Transaction Without DCC With DCC (5% markup) You Lose
ATM: 200 EUR ~$218 ~$229 $11
Hotel: 800 EUR ~$872 ~$916 $44
Restaurant: 60 GBP ~$76 ~$80 $4
Shopping: 150 EUR ~$164 ~$172 $8
Two-week trip total ~$3,000 ~$3,150 $150

A 5% markup is in the middle of the typical range. Some DCC providers charge closer to 3%, others push past 7%. On a trip where you're spending $3,000 on cards, DCC could cost you $90 to $210 that simply disappears into exchange rate markups.

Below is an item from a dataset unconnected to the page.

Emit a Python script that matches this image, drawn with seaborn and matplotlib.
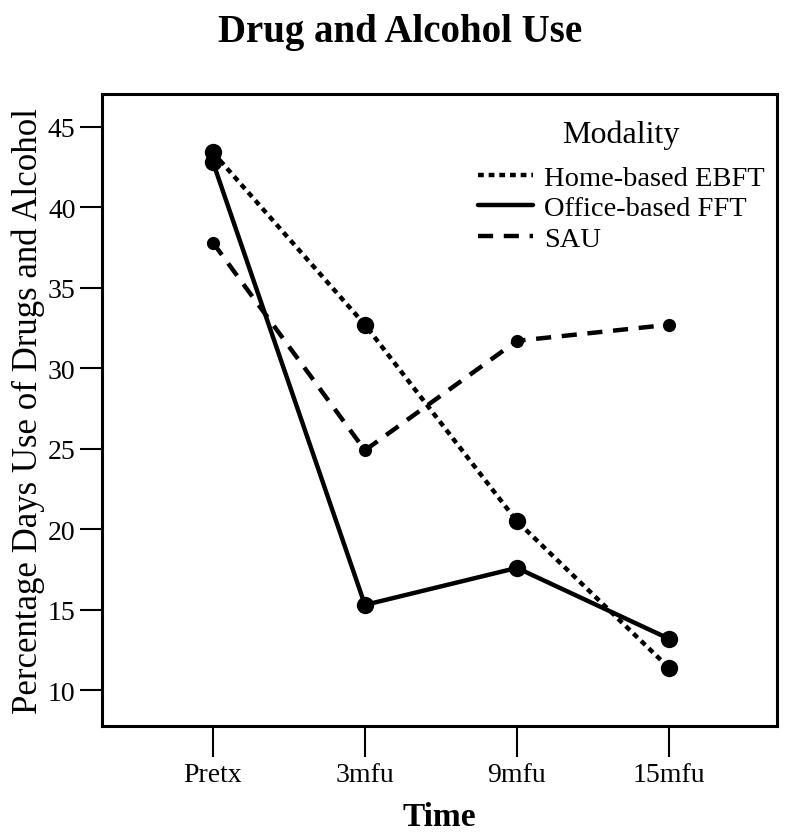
import pandas as pd
import matplotlib.pyplot as plt
import seaborn as sns
from matplotlib.lines import Line2D

# 數據
times = ['Pretx', '3mfu', '9mfu', '15mfu']
home_ebft = [43.4, 32.7, 20.5, 11.4]
office_fft = [42.8, 15.3, 17.6, 13.2]
sau = [37.8, 24.9, 31.7, 32.7]
groups = ['Home-based EBFT', 'Office-based FFT', 'SAU']

df = pd.DataFrame({
    'Time': times * 3,
    'Value': home_ebft + office_fft + sau,
    'Modality': [groups[0]] * 4 + [groups[1]] * 4 + [groups[2]] * 4,
})
df['x'] = df['Time'].map({t: i for i, t in enumerate(times)})

sns.set_theme(style='white')
plt.rcParams['font.family'] = ['Liberation Serif', 'DejaVu Serif']
plt.rcParams['text.color'] = 'black'
plt.rcParams['axes.labelcolor'] = 'black'
plt.rcParams['xtick.color'] = 'black'
plt.rcParams['ytick.color'] = 'black'

fig = plt.figure(figsize=(8, 8.37), dpi=100)
ax = fig.add_axes([0.1275, 0.1314, 0.8435, 0.7551])

dash_map = {groups[0]: (1.3, 1.1), groups[1]: '', groups[2]: (3.4, 2.4)}
sns.lineplot(data=df, x='x', y='Value', style='Modality', dashes=dash_map,
             markers={g: 'o' for g in groups}, color='black', linewidth=3.2,
             markersize=12.5, markeredgewidth=0, ax=ax, legend=False)
# SAU 的點較小
ax.lines[2].set_markersize(9.5)

ax.set_xlim(-0.73, 3.71)
ax.set_ylim(7.78, 47.03)
ax.set_xticks(range(len(times)))
ax.set_xticklabels(times)
ax.set_yticks([10, 15, 20, 25, 30, 35, 40, 45])

for s in ax.spines.values():
    s.set_color('black')
    s.set_linewidth(2.2)
ax.tick_params(axis='x', direction='out', length=22, width=1.5,
               labelsize=20, pad=4, bottom=True)
ax.tick_params(axis='y', direction='out', length=16, width=1.5,
               labelsize=20, pad=3, left=True)

ax.set_xlabel('Time', fontsize=24, fontweight='bold', labelpad=10)
ax.set_ylabel('Percentage Days Use of Drugs and Alcohol', fontsize=25, labelpad=2)
fig.text(0.5, 0.950, 'Drug and Alcohol Use', fontsize=28, fontweight='bold',
         ha='center', va='baseline')

handles = [Line2D([], [], color='black', lw=3.2, dashes=dash_map[groups[0]]),
           Line2D([], [], color='black', lw=3.2),
           Line2D([], [], color='black', lw=3.2, dashes=dash_map[groups[2]])]
leg = ax.legend(handles, groups, title='Modality', loc='upper right', frameon=False,
                fontsize=20.5, title_fontsize=23, handlelength=1.95, handletextpad=0.38,
                labelspacing=0.15, bbox_to_anchor=(1.02, 1.0))
# 標題與項目之間多留一點空間
leg._legend_box.sep += 8.5

fig.savefig('out.png', dpi=100, facecolor='white')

What If You Accidentally Accept DCC?

It happens. The screens are confusing, you're tired from a flight, or the waiter processed it before you could say anything. Here are your options:

  • At a shop or restaurant: Ask the staff to void the transaction and run it again in the local currency. Most POS systems can do this easily. Be polite but firm.
  • At an ATM: Unfortunately, once the cash is dispensed, the transaction is final. You can't reverse an ATM withdrawal. Take note of the ATM and avoid it next time.
  • At a hotel: If you catch it on your receipt at checkout, ask the front desk to reverse and reprocess. If you find it on your statement later, you can try contacting the hotel, but success is unlikely after the fact.
  • Dispute with your bank: In most cases, banks won't reverse a DCC charge because you technically authorized it. DCC is legal and disclosed (even if the disclosure is buried in fine print). However, if DCC was applied without your consent (no screen prompt, no verbal question), you may have grounds for a chargeback.

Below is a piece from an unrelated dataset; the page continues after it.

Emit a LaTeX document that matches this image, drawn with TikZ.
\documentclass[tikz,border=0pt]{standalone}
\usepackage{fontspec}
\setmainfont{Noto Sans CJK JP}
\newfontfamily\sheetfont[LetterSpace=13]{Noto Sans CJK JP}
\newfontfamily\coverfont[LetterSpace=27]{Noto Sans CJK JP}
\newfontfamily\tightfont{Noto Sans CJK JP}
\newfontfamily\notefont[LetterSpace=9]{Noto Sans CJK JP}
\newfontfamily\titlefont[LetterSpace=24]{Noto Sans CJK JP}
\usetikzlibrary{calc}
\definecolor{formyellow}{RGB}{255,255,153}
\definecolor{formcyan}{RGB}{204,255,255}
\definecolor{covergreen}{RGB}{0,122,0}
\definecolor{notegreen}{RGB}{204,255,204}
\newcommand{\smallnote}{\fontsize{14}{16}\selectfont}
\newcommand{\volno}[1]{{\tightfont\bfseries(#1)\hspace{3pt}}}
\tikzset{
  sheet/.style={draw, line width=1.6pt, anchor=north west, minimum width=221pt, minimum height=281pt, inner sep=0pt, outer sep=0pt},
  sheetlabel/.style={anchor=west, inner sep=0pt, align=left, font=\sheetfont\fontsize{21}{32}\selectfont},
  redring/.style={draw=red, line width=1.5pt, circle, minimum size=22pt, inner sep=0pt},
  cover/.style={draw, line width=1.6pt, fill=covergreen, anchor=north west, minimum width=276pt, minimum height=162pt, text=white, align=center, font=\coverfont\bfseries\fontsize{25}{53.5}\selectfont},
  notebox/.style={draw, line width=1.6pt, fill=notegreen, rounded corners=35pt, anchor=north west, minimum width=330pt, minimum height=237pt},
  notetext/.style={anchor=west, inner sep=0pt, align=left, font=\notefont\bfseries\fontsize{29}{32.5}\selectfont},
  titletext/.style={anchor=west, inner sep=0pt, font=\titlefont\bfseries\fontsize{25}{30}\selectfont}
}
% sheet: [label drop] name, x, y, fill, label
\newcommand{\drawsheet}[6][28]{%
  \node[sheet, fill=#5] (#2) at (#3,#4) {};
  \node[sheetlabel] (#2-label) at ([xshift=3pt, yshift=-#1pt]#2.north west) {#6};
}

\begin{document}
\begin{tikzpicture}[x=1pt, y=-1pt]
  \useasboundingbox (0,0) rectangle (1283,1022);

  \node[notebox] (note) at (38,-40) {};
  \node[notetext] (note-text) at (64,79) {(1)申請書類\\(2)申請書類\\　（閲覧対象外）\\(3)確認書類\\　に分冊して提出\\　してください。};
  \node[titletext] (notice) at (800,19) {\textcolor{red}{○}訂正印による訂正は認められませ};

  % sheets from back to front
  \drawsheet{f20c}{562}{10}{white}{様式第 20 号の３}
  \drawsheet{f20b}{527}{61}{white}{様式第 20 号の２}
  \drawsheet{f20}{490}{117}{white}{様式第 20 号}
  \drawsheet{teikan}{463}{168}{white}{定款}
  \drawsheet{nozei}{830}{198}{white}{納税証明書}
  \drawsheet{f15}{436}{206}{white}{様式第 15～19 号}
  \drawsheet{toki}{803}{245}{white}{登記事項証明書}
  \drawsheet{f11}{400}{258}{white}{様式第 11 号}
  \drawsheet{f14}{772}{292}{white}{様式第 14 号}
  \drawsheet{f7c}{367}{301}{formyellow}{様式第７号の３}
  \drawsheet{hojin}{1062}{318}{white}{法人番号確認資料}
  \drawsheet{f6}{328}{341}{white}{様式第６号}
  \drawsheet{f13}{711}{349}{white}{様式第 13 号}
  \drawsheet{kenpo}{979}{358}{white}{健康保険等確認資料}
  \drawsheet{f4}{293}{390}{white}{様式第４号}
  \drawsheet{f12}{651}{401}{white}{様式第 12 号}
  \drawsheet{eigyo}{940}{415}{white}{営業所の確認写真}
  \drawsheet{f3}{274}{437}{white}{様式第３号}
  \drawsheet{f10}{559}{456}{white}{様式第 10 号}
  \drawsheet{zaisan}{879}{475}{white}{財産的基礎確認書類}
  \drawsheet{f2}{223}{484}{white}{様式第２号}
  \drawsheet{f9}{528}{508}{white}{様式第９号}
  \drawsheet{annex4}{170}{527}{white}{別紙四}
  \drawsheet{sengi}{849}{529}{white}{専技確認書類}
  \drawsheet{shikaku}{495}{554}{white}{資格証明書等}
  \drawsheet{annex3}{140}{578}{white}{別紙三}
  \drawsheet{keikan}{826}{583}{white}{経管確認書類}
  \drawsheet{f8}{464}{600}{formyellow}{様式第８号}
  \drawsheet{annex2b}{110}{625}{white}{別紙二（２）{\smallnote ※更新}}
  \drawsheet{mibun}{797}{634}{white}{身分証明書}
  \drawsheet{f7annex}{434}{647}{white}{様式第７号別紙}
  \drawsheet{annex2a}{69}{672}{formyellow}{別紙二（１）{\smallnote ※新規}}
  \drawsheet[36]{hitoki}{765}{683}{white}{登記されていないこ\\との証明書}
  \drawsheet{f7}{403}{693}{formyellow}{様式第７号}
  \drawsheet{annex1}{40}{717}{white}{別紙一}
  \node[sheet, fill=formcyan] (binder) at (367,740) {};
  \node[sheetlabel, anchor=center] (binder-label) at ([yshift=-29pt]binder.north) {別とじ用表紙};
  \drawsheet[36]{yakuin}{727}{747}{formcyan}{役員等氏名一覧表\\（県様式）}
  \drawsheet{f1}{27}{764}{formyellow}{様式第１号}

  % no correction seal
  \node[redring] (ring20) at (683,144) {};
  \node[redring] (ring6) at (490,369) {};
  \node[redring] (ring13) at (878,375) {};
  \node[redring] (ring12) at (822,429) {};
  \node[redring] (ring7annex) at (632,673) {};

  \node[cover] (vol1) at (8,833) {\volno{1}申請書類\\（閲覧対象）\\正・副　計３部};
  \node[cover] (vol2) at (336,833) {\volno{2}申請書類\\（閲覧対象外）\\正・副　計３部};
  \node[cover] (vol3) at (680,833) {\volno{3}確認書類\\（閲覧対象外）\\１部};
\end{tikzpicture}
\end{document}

The Best Defense: Be Prepared

Avoiding DCC comes down to awareness and preparation. Before your next international trip:

  1. Memorize the rule: Always pay in the local currency. Always. Euros in Europe, pounds in the UK, yen in Japan. No exceptions.
  2. Use bank ATMs over independent ones. ATMs operated by major local banks (like BNP Paribas in France or Barclays in the UK) are less likely to aggressively push DCC than tourist-area independent ATMs like Euronet.
  3. Carry a card with no foreign transaction fees. When you pay in the local currency, your bank handles the conversion. Cards like Wise, Schwab Investor Checking, and Fidelity Cash Management give you fair exchange rates with no added fees. See our full debit card comparison.
  4. Bring some local currency from home. Ordering currency for delivery before your trip means your first purchases don't require a card at all, giving you time to find a good ATM or get comfortable with the local payment systems.
  5. Read our country guides. Our destination-specific guides list the best bank ATMs and warn about ATM operators to avoid in each country.

Bottom Line

Dynamic Currency Conversion is a bad deal disguised as a convenience. It exists to profit from travelers, not to help them. Refuse it at every ATM, every terminal, and every hotel checkout. Pay in the local currency, let your bank handle the conversion, and keep that 3-7% in your pocket where it belongs.